Tous les français, au-delà de leurs croyances, de leurs convictions religieuses et politiques, de leurs origines ou de leurs milieux sociaux, ont été choqués par l’incendie qui a ravagé, lundi dernier, Notre-Dame de Paris. A tel point que les dons ont afflué, et continuent d’affluer pour aider à réparer ce symbole nationale. Du moins envisager de telles réparations. Car, tant qu’une expertise complète et précise ne sera pas réalisée, aucune reconstruction ne pourra être entreprise.
Cependant, il y a bien une chose dont on sera à peu près certains : les fonds pour financer ces travaux ne devraient pas manquer.

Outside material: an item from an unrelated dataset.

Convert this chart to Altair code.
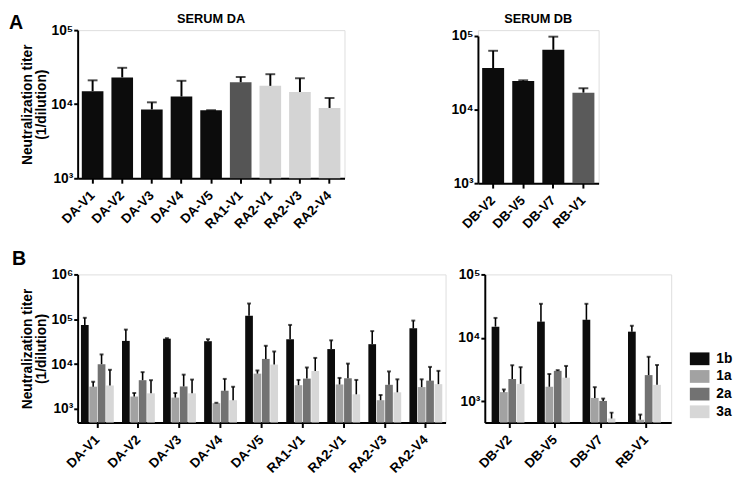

La souscription nationale est un réel succès et la mobilisation dépasse d’ailleurs largement le cadre de la France seule, démontrant au passage que Notre-Dame de Paris est un patrimoine de l’humanité, d’ailleurs classé à l’UNESCO.
Si la mobilisation est l’oeuvre des régions, des départements, des communes, et des citoyens, elle est aussi celle de quelques riches familles. 100 millions d’euros pour l’une, 200 millions pour d’autres. Les familles Arnault, Pinault et Bettencourt, pour ne citer qu’elles, y sont aller de leur élan de solidarité. Un geste appréciable qu’il convient de souligner.
Mais ces dons, bien que très généreux, posent presque automatiquement une autre question. Certes, certains riches donateurs ont fait le choix de donner simplement l’argent sans bénéficier d’une déduction d’impôt. Mais, pourquoi a-t-il fallu qu’un édifice brûle pour qu’enfin les plus fortunés de ce pays fassent un geste de solidarité et contribuent à l’effort national ?
Car, à la vérité, bien que leur peine soit sans doute sincère, comme celle d’une majorité de Français, ces dons leurs permettent aussi de redorer leur blason alors qu’ils sont particulièrement critiqués, à juste titre. Comment ne pas critiquer ceux qui, en tant de prétendue crise économique, continuent de s’enrichir sur le dos des plus démunis ?
Ceux là même qui refusent de payer des impôts à un pays qui leur fournit pourtant tant d’avantages et dont les infrastructures et les services (éducation, santé, justice etc) leur bénéficient autant, si ce n’est plus, qu’aux autres citoyens. Ceux là même qui ne cessent de nous répéter en boucle, semaine après semaine, qu’ils sont trop taxés et qu’ils n’ont plus d’argent alors qu’ils obtiennent toujours plus d’avantages (la suppression de l’ISF en étant le dernier exemple) et qu’ils n’ont, précisément jamais été aussi riches.
Cette opulence est un des problèmes majeurs de notre pays. Parce que personne, parmi ceux qui ont le pouvoir, ne semble ni pouvoir, ni vouloir, remettre en cause cette injustice de ceux qui ont tout et ceux qui n’ont rien.
- De l’argent, il y en a…
Ces dons pour la reconstruction de la cathédrale peuvent être à double tranchant. Certes beaucoup de personnes y verront un acte de bienveillance. Mais cela met fin aussi à la thèse qui voudrait que les ultras-riches ne disposent pas des moyens suffisants pour contribuer à la solidarité dans d’autres domaines.
Voilà donc la preuve, pour ceux qui en doutaient encore, que l’argent existe en France et qu’il se trouve dans les mains d’une minorité. Et, si cet argent peut être investi pour la réparation d’un édifice précis, ne devrait-il pas l’être aussi dans tout notre patrimoine qui souffre, justement, du manque de ressources financières pour être rénover ? Ne devrait-il pas aussi l’être dans les secteurs où le manque d’argent est flagrant, notamment dans ceux de l’éducation et de la santé ?
Est-il normal que des dizaines de milliers de personnes soient contraints de vivre dans la rue alors que notre pays dispose de près de 3 millions de logements vides ? Sans parler des millions mal-logés, des près de 9 millions de pauvres, et des suicides de plus en plus fréquents de ceux qui n’arrivent pas à joindre les deux bouts chaque mois.
La France semble avoir oublié sa devise pourtant inscrire sur toutes les devantures des bâtiments officiels. Celle qui proclame fièrement Liberté-Egalité-Fraternité et dont nous nous sommes pourtant tant éloignés.